Computational Issues in Time-Inconsistent Planning
Tang, Pingzhong (Tsinghua University) | Teng, Yifeng (University of Wisconsin-Madison) | Wang, Zihe (Shanghai University of Finance and Economics) | Xiao, Shenke (Tsinghua University) | Xu, Yichong (Carnegie Mellon University)
Time-inconsistency refers to a paradox in decision making where agents exhibit inconsistent behaviors over time. Examples are procrastination where agents tend to postpone easy tasks, and abandonments where agents start a plan and quit in the middle.

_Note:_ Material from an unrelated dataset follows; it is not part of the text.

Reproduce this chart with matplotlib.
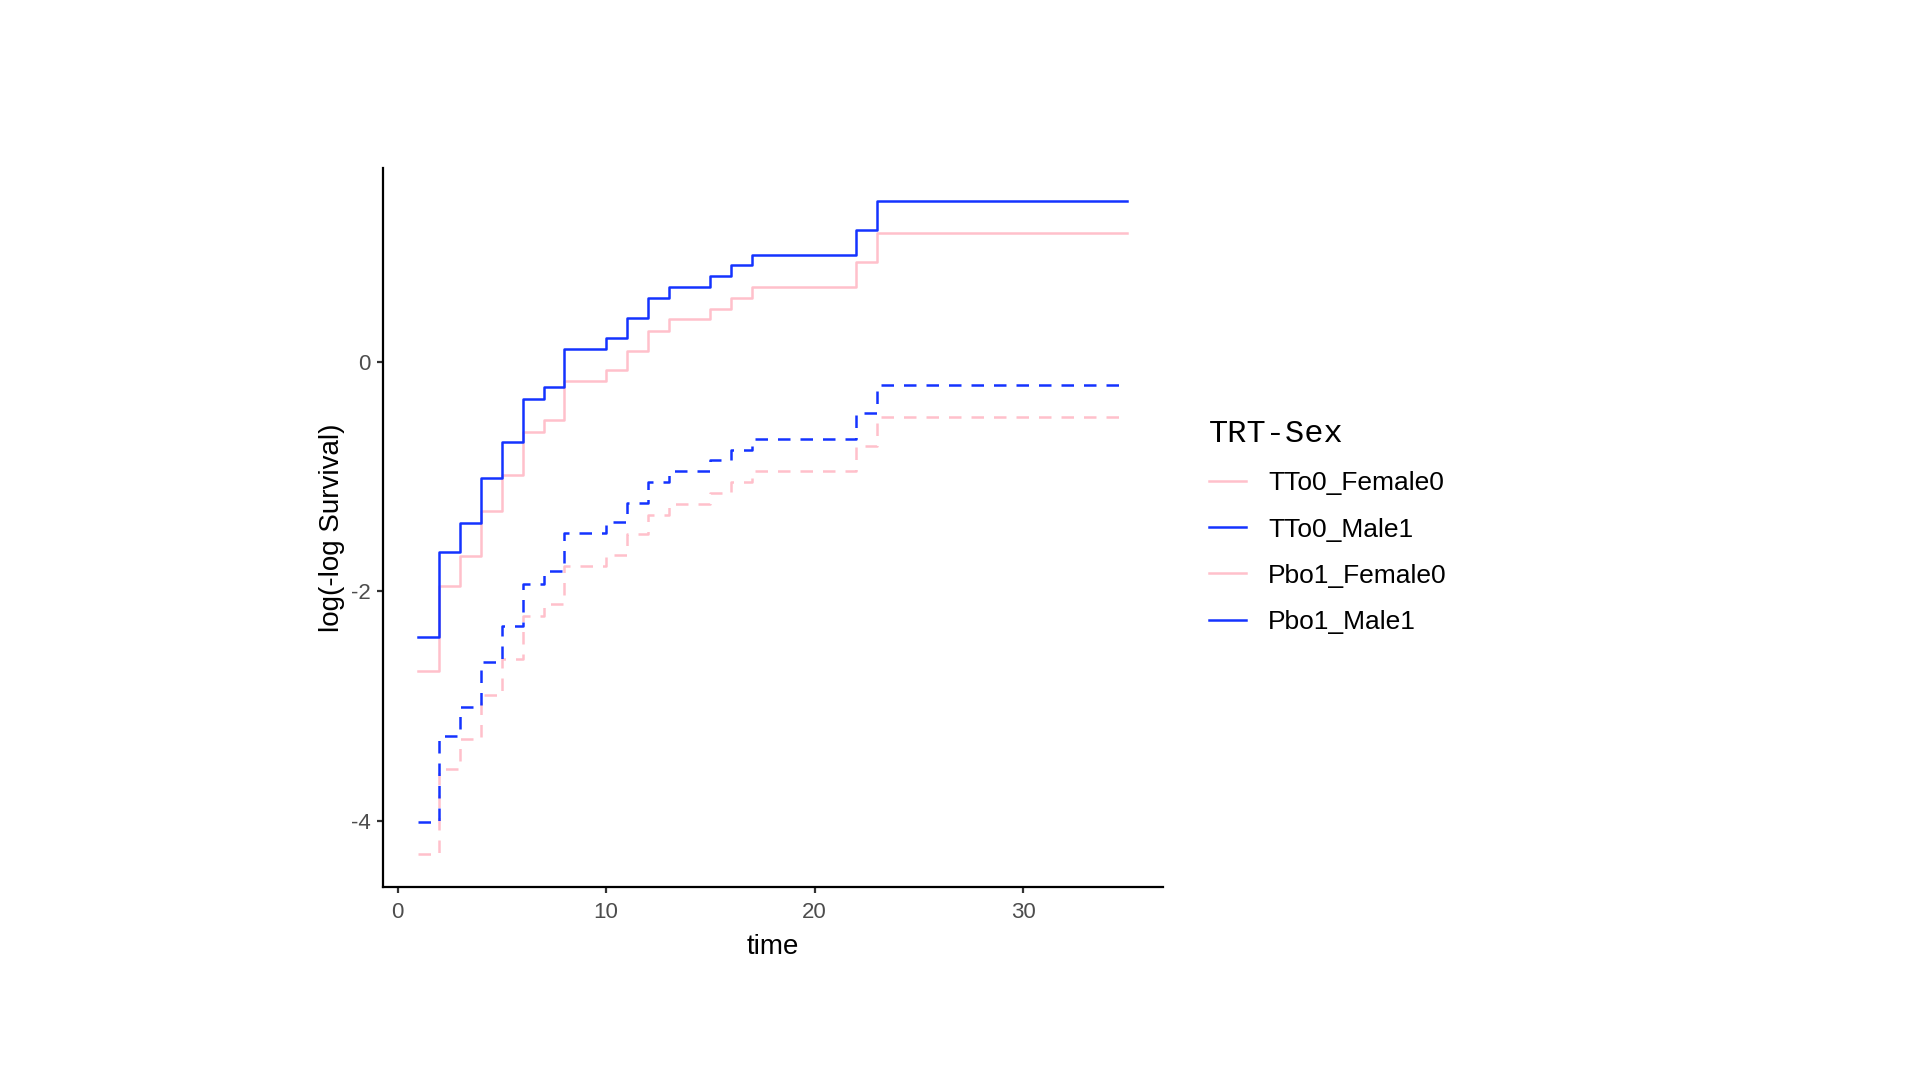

To capture such behaviors and to quantify inefficiency caused by such behaviors, Kleinberg and Oren (2014) propose a graph model with a certain cost structure and initiate the study of several interesting computation problems: 1) cost ratio: the worst ratio between the actual cost of the agent and the optimal cost, over all the graph instances; 2) motivating subgraph: how to motivate the agent to reach the goal by deleting nodes and edges; 3) Intermediate rewards: how to incentivize agents to reach the goal by placing intermediate rewards. Kleinberg and Oren give partial answers to these questions, but the main problems are open. In this paper, we give answers to all three open problems. First, we show a tight upper bound of cost ratio for graphs, and confirm the conjecture by Kleinberg and Oren that Akerlof’s structure is indeed the worst case for cost ratio. Second, we prove that finding a motivating subgraph is NP-hard, showing that it is generally inefficient to motivate agents by deleting nodes and edges in the graph. Last but not least, we show that computing a strategy to place minimum amount of total reward is also NP-hard and we provide a 2n- approximation algorithm.